What to do: Scan the data below. Pull out each line where "with" occurs.

Stored data:

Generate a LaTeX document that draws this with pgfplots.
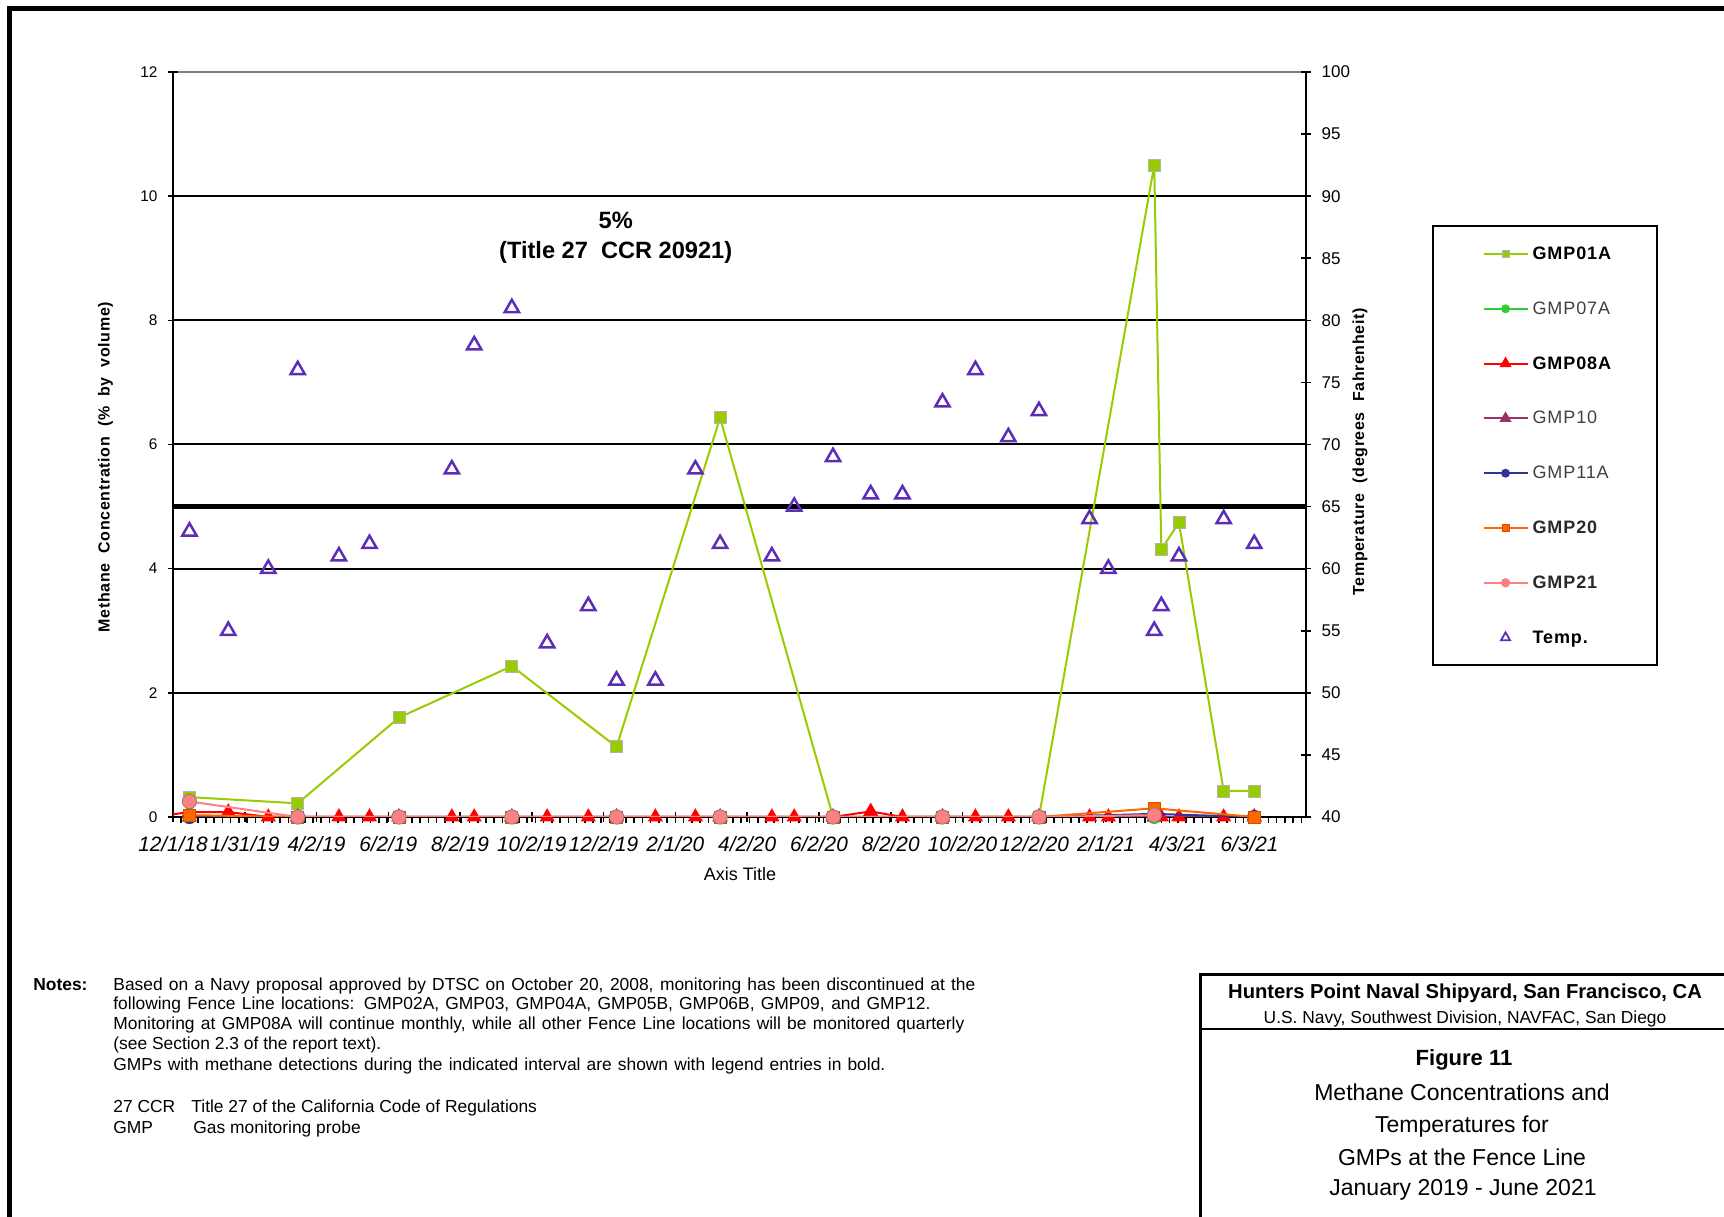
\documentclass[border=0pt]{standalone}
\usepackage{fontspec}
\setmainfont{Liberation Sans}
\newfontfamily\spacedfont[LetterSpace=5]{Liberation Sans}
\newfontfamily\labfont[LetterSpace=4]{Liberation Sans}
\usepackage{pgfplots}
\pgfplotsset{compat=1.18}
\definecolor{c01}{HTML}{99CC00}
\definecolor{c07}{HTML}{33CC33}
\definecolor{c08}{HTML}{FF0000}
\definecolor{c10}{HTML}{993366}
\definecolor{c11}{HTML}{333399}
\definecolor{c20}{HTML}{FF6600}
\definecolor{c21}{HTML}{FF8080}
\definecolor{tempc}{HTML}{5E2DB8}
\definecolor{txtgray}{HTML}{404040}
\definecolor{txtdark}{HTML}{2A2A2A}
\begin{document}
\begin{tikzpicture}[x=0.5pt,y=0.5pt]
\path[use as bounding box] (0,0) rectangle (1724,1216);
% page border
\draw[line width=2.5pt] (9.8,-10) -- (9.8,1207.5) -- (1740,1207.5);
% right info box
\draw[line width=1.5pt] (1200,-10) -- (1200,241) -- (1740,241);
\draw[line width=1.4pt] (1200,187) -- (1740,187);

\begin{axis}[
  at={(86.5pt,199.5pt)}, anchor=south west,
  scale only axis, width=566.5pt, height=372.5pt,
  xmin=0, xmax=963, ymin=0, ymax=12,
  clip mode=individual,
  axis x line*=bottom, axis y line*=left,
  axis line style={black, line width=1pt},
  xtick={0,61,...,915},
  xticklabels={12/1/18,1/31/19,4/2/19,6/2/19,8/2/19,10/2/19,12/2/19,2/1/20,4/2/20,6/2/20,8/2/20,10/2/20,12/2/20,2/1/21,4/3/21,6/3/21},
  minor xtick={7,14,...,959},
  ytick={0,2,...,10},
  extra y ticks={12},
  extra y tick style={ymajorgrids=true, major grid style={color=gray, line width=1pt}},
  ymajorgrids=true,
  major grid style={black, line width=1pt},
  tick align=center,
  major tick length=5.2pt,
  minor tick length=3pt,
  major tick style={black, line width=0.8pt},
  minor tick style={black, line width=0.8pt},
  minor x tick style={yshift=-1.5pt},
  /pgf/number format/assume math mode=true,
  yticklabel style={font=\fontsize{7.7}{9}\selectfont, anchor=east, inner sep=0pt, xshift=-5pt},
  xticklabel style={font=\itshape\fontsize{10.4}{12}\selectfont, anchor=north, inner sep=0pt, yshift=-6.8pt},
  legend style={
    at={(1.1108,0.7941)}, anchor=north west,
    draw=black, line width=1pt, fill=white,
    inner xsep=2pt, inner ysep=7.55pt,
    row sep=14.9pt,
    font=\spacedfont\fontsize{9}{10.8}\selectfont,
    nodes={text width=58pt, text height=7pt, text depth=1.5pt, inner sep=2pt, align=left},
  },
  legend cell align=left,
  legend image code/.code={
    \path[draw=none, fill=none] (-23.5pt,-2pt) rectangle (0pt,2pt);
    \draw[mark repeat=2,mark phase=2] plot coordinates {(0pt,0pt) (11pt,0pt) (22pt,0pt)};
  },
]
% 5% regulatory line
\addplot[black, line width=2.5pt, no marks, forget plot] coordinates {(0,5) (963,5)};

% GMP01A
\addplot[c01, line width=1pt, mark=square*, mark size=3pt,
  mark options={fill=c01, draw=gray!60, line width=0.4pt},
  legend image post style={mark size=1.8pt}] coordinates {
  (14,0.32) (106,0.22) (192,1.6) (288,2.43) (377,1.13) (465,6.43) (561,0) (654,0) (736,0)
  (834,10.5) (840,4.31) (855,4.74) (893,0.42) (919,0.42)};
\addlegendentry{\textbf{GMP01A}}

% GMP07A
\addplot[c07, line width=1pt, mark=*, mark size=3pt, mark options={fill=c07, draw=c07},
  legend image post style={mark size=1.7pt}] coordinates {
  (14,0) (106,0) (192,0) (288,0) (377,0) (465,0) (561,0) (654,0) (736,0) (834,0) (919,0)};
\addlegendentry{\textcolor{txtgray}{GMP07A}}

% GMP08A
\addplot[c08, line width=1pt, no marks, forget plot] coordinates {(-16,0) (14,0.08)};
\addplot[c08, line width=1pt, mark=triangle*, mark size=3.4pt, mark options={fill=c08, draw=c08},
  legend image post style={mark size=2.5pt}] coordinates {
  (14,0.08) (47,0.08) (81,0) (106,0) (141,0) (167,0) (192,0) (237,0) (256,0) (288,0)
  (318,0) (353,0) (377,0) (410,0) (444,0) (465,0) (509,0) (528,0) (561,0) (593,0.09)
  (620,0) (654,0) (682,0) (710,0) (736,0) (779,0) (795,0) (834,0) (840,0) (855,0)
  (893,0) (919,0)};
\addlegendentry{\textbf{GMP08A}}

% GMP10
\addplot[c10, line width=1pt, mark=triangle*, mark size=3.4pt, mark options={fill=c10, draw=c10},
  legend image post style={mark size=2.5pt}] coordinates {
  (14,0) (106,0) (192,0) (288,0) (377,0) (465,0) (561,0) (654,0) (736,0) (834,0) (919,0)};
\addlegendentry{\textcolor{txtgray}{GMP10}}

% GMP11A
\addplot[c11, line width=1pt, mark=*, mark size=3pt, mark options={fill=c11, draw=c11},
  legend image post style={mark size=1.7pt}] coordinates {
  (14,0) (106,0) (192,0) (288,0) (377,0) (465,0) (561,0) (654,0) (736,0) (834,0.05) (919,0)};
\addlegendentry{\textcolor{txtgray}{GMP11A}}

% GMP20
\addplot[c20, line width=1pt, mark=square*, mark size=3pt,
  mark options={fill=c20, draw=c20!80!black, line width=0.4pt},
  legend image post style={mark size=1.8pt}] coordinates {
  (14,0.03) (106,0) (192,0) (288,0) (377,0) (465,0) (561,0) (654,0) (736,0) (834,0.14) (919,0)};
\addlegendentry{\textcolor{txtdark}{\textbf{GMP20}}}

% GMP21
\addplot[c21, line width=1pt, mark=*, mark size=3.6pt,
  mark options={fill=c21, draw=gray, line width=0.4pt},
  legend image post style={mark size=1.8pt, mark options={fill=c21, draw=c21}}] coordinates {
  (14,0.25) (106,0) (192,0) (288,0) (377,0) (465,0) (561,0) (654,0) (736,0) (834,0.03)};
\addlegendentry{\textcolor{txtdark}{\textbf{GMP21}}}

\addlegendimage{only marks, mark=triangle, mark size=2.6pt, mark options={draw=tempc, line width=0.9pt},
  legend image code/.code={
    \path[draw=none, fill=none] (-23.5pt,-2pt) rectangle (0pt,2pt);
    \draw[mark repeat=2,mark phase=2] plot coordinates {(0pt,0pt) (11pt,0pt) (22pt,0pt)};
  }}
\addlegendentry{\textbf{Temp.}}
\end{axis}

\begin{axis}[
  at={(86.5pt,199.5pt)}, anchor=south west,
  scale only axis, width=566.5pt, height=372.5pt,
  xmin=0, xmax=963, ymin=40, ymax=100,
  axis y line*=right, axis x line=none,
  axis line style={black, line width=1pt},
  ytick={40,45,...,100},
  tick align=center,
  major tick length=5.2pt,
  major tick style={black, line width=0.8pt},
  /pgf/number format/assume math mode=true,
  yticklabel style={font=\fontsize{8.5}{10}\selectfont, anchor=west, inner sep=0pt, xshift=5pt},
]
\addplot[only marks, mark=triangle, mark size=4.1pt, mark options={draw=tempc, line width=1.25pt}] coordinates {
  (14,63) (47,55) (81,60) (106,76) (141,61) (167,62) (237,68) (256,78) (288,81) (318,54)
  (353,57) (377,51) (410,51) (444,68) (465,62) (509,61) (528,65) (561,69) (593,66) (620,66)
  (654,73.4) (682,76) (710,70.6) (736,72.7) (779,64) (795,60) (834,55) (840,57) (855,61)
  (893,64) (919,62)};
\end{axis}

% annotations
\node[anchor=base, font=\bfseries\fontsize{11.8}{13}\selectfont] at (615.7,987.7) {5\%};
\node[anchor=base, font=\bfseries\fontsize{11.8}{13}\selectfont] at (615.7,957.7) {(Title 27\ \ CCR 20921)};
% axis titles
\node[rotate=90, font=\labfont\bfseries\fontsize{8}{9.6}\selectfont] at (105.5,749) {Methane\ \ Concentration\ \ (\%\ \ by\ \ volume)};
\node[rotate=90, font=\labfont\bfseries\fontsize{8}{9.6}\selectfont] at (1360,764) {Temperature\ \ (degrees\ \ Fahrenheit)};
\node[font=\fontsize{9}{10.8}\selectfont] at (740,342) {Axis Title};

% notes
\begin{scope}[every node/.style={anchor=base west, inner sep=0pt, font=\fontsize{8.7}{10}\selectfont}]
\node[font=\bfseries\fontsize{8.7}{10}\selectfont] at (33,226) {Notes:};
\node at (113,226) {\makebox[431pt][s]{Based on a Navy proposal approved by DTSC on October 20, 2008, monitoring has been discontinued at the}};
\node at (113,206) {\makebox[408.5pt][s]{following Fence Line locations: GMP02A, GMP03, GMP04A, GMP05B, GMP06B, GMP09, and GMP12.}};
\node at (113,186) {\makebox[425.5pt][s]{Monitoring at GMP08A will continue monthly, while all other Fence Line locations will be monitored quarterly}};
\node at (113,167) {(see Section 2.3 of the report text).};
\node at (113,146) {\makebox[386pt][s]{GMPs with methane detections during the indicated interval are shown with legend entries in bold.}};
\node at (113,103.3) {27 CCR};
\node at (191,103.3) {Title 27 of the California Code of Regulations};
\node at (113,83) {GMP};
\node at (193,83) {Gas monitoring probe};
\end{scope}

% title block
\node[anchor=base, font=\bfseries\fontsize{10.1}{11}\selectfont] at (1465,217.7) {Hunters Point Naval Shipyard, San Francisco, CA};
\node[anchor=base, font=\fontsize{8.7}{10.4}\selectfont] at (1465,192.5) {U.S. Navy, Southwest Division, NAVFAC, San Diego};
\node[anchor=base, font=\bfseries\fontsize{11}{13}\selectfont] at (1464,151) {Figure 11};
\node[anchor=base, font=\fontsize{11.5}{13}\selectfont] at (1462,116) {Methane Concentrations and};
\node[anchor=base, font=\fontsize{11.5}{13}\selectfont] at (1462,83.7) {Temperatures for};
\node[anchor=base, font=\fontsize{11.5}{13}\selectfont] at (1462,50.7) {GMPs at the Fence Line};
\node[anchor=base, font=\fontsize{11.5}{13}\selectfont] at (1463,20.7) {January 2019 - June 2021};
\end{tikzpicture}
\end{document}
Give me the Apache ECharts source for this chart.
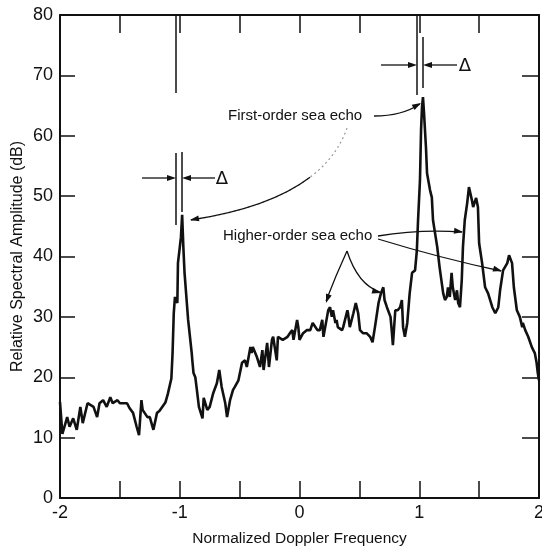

Written answer:
Generate a LaTeX document that draws this with pgfplots.
\node at (113,146) {\makebox[386pt][s]{GMPs with methane detections during the indicated interval are shown with legend entries in bold.}};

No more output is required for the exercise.